Personal information
- Full name: Wellington Carlos da Silva
- Date of birth: 5 October 1987 (age 37)
- Place of birth: Ribeirão Preto, Brazil
- Height: 1.86 m (6 ft 1 in)
- Position(s): Striker

Senior career*
- Years: Team / Apps / (Gls)
- 2010–2011: America / 16 / (5)
- 2011: Sendas / 6 / (0)
- 2012: Sertãozinho / 8 / (0)
- 2012–2015: Concordia Chiajna / 75 / (19)
- 2015–2016: Pandurii Târgu Jiu / 14 / (1)
- 2016–2017: AEL Limassol / 18 / (1)
- 2017: Feirense / 1 / (0)
- Total:  / 138 / (26)

= Wellington (footballer, born 1987) =

Brazilian footballer

Wellington Carlos da Silva (born 5 October 1987) is a Brazilian footballer who last played as a striker for Feirense.

== Career ==
After having played for Sertãozinho in his country, Wellington moved abroad, signing for Romanian club Concordia on 27 June 2012. He was a victim of a racial abuse during a match in September 2014 against Rapid București with a banana being thrown at him.
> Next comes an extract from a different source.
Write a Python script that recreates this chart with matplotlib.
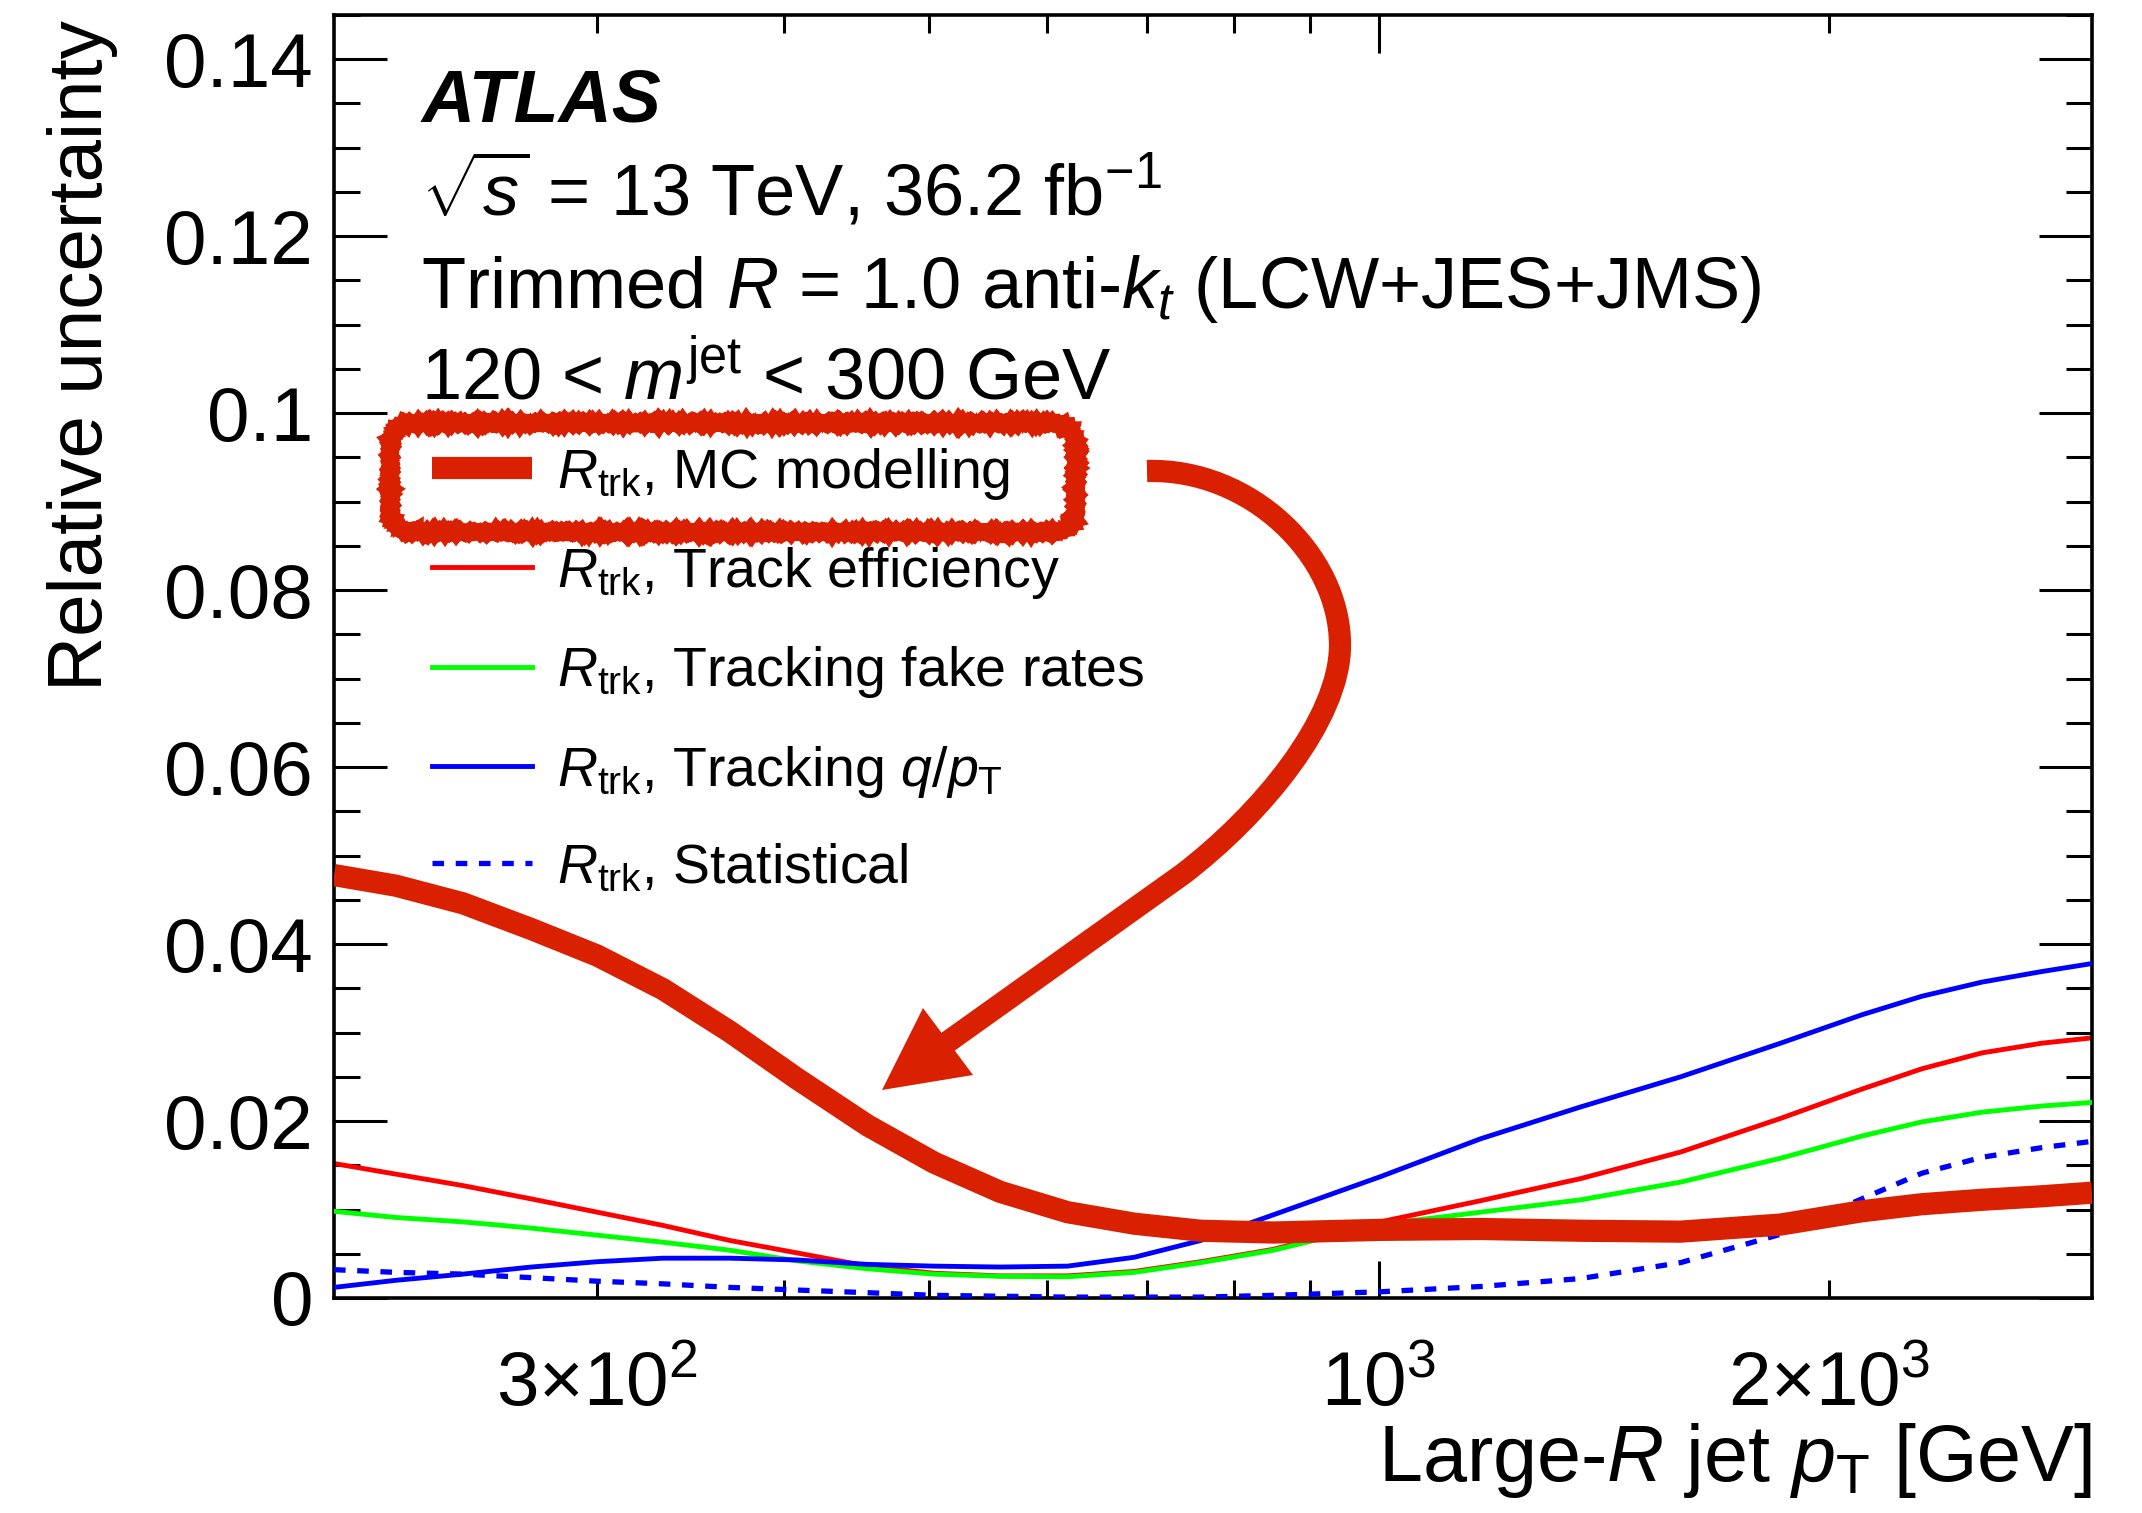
import matplotlib
matplotlib.use('Agg')
import matplotlib.pyplot as plt
from matplotlib.path import Path
from matplotlib.patches import PathPatch, Polygon, FancyBboxPatch
from matplotlib.ticker import FixedLocator, FuncFormatter

plt.rcParams['font.family'] = ['Liberation Sans', 'DejaVu Sans']
plt.rcParams['mathtext.fontset'] = 'custom'
plt.rcParams['mathtext.rm'] = 'Liberation Sans'
plt.rcParams['mathtext.it'] = 'Liberation Sans:italic'
plt.rcParams['mathtext.bf'] = 'Liberation Sans:bold'

# large-R jet pT [GeV]
pt = [200, 220, 244, 271, 300, 332, 368, 408, 455, 504, 558, 619, 686,
      760, 850, 1002, 1170, 1365, 1592, 1857, 2104, 2308, 2532, 2778, 3000]

# relative uncertainties from the R_trk components
mc_modelling = [0.0478, 0.0466, 0.0446, 0.0417, 0.0387, 0.0349, 0.0301, 0.0248,
                0.0195, 0.0153, 0.0120, 0.0097, 0.0084, 0.0076, 0.0074, 0.0077,
                0.0078, 0.0076, 0.0075, 0.0083, 0.0098, 0.0106, 0.0111, 0.0115, 0.0119]
track_eff = [0.0152, 0.0140, 0.0127, 0.0112, 0.0097, 0.0082, 0.0065, 0.0051,
             0.0036, 0.0028, 0.0025, 0.0025, 0.0030, 0.0041, 0.0055, 0.0086,
             0.0110, 0.0135, 0.0165, 0.0203, 0.0236, 0.0259, 0.0277, 0.0288, 0.0294]
fake_rates = [0.0098, 0.0091, 0.0086, 0.0079, 0.0071, 0.0063, 0.0054, 0.0042,
              0.0033, 0.0027, 0.00245, 0.0024, 0.0029, 0.0040, 0.0054, 0.0083,
              0.0097, 0.0111, 0.0131, 0.0158, 0.0183, 0.0199, 0.0210, 0.0217, 0.0221]
q_over_pt = [0.0012, 0.0020, 0.0027, 0.0035, 0.0041, 0.0045, 0.0045, 0.0043,
             0.0038, 0.0036, 0.0035, 0.0036, 0.0046, 0.0065, 0.0094, 0.0137,
             0.0180, 0.0216, 0.0250, 0.0288, 0.0320, 0.0341, 0.0357, 0.0369, 0.0378]
statistical = [0.0032, 0.0029, 0.0027, 0.0023, 0.0019, 0.0016, 0.0012, 0.0009,
               0.0006, 0.0003, 0.0002, 0.0001, 0.0001, 0.0001, 0.0003, 0.0007,
               0.0013, 0.0022, 0.0040, 0.0072, 0.0112, 0.0141, 0.0159, 0.0170, 0.0177]

y_ticks = [0, 0.02, 0.04, 0.06, 0.08, 0.1, 0.12, 0.14]
y_tick_labels = ['0', '0.02', '0.04', '0.06', '0.08', '0.1', '0.12', '0.14']
x_minor = [300, 400, 500, 600, 700, 800, 900, 2000]
x_tick_labels = {300: r'$3{\times}10^{2}$', 1000: r'$10^{3}$', 2000: r'$2{\times}10^{3}$'}

legend_labels = [r'$R_{\mathrm{trk}}$, MC modelling',
                 r'$R_{\mathrm{trk}}$, Track efficiency',
                 r'$R_{\mathrm{trk}}$, Tracking fake rates',
                 r'$R_{\mathrm{trk}}$, Tracking $q/p_{\mathrm{T}}$',
                 r'$R_{\mathrm{trk}}$, Statistical']

DARK_RED = '#d92000'
W, H = 2142, 1513

fig = plt.figure(figsize=(W / 100, H / 100), dpi=100)
ax = fig.add_axes([334 / W, 1 - 1298 / H, 1758 / W, 1283 / H])

kw = dict(solid_joinstyle='round', dash_joinstyle='round')
l_eff, = ax.plot(pt, track_eff, color='#ff0000', lw=3.5, zorder=2, **kw)
l_fake, = ax.plot(pt, fake_rates, color='#00ff00', lw=3.5, zorder=3, **kw)
l_qpt, = ax.plot(pt, q_over_pt, color='#0000ff', lw=3.5, zorder=4, **kw)
l_stat, = ax.plot(pt, statistical, color='#0000ff', lw=3.8, dashes=(2.2, 2.2), zorder=5, **kw)
l_mc, = ax.plot(pt, mc_modelling, color=DARK_RED, lw=16, solid_capstyle='butt',
                zorder=6, **kw)

ax.set_xscale('log')
ax.set_xlim(200, 3000)
ax.set_ylim(0, 0.145)

ax.xaxis.set_major_locator(FixedLocator([1000]))
ax.xaxis.set_minor_locator(FixedLocator(x_minor))
tick_fmt = FuncFormatter(lambda v, pos: x_tick_labels.get(int(round(v)), ''))
ax.xaxis.set_major_formatter(tick_fmt)
ax.xaxis.set_minor_formatter(tick_fmt)

ax.set_yticks(y_ticks)
ax.set_yticklabels(y_tick_labels)
ax.yaxis.set_minor_locator(FixedLocator([i * 0.005 for i in range(30)]))

ax.tick_params(which='both', direction='in', top=True, right=True, width=2.2,
               labelsize=55, color='black')
ax.tick_params(axis='x', which='major', length=27, pad=38)
ax.tick_params(axis='x', which='minor', length=13, pad=38)
ax.tick_params(axis='y', which='major', length=38, pad=15)
ax.tick_params(axis='y', which='minor', length=19)
for sp in ax.spines.values():
    sp.set_linewidth(2.6)

ax.set_xlabel(r'Large-$R$ jet $p_{\mathrm{T}}$ [GeV]', fontsize=57, ha='right', va='baseline')
ax.xaxis.set_label_coords(1.0, -0.1426)
ax.set_ylabel('Relative uncertainty', fontsize=55, ha='right', va='baseline',
              rotation_mode='anchor')
ax.yaxis.set_label_coords(-0.132, 0.996)

# ATLAS label and run info
tx = 0.0495
ax.text(tx, 0.9166, 'ATLAS', transform=ax.transAxes, fontsize=53,
        fontweight='bold', fontstyle='italic', va='baseline')
ax.text(tx, 0.8441, r'$\sqrt{s}$ = 13 TeV, 36.2 fb$^{-1}$', transform=ax.transAxes,
        fontsize=52, va='baseline')
ax.text(tx, 0.7716, r'Trimmed $R$ = 1.0 anti-$k_{t}$ (LCW+JES+JMS)', transform=ax.transAxes,
        fontsize=52, va='baseline')
ax.text(tx, 0.700, r'120 < $m^{\mathrm{jet}}$ < 300 GeV', transform=ax.transAxes,
        fontsize=52, va='baseline')

ax.legend([l_mc, l_eff, l_fake, l_qpt, l_stat], legend_labels,
          loc='upper left', bbox_to_anchor=(0.056, 0.6644), frameon=False,
          fontsize=40, handlelength=1.8, handletextpad=0.45, labelspacing=0.78,
          borderpad=0, borderaxespad=0)


def inch(x, y):
    # pixel position from the top-left corner -> inches from the bottom-left
    return (x / 100, (H - y) / 100)


def marker_box(off, lw, sketch):
    box = FancyBboxPatch((x0 + off, y0 + off), x1 - x0 - 2 * off, y1 - y0 - 2 * off,
                         boxstyle='round,pad=0,rounding_size=0.25',
                         transform=fig.dpi_scale_trans, fill=False,
                         edgecolor=DARK_RED, lw=lw, clip_on=False)
    box.set_sketch_params(*sketch)
    fig.add_artist(box)


# rough marker box around the MC modelling entry
x0, y0 = inch(390, 532)
x1, y1 = inch(1076, 423)
marker_box(0, 12, (0.8, 3, 2))
marker_box(-0.055, 2.2, (1.4, 2, 3))
marker_box(0.055, 2.2, (1.4, 2, 3))

# curved arrow pointing at the MC modelling curve
verts = [inch(1147, 471), inch(1250, 468), inch(1340, 555), inch(1340, 645),
         inch(1340, 720), inch(1260, 815), inch(1183, 874), inch(935, 1051)]
codes = [Path.MOVETO, Path.CURVE4, Path.CURVE4, Path.CURVE4,
         Path.CURVE4, Path.CURVE4, Path.CURVE4, Path.LINETO]
fig.add_artist(PathPatch(Path(verts, codes), transform=fig.dpi_scale_trans,
                         fill=False, edgecolor=DARK_RED, lw=16, capstyle='butt',
                         clip_on=False))
fig.add_artist(Polygon([inch(923, 1008), inch(973, 1075), inch(882, 1090)],
                       closed=True, transform=fig.dpi_scale_trans,
                       facecolor=DARK_RED, edgecolor='none', clip_on=False))

fig.savefig('out.png', dpi=100)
One week later, the fan who threw the banana apologised and Wellington reportedly promised to give him a signed Jersey besides accepting a public apology. In April 2015, it was announced that he demanded an early termination of his contract so that he could return to Brazil for treatment of an injury. On 29 April 2015, he officially terminated his contract after spending three seasons with it during which he scored 19 goals.

On 24 June 2015, Wellington moved to Pandurii of the same league, penning a one-year deal. After having scored a single goal for the club, he switched clubs and countries, signing for Cypriot club AEL Limassol on 9 May 2016. On 31 January 2017, he joined Portuguese club Feirense.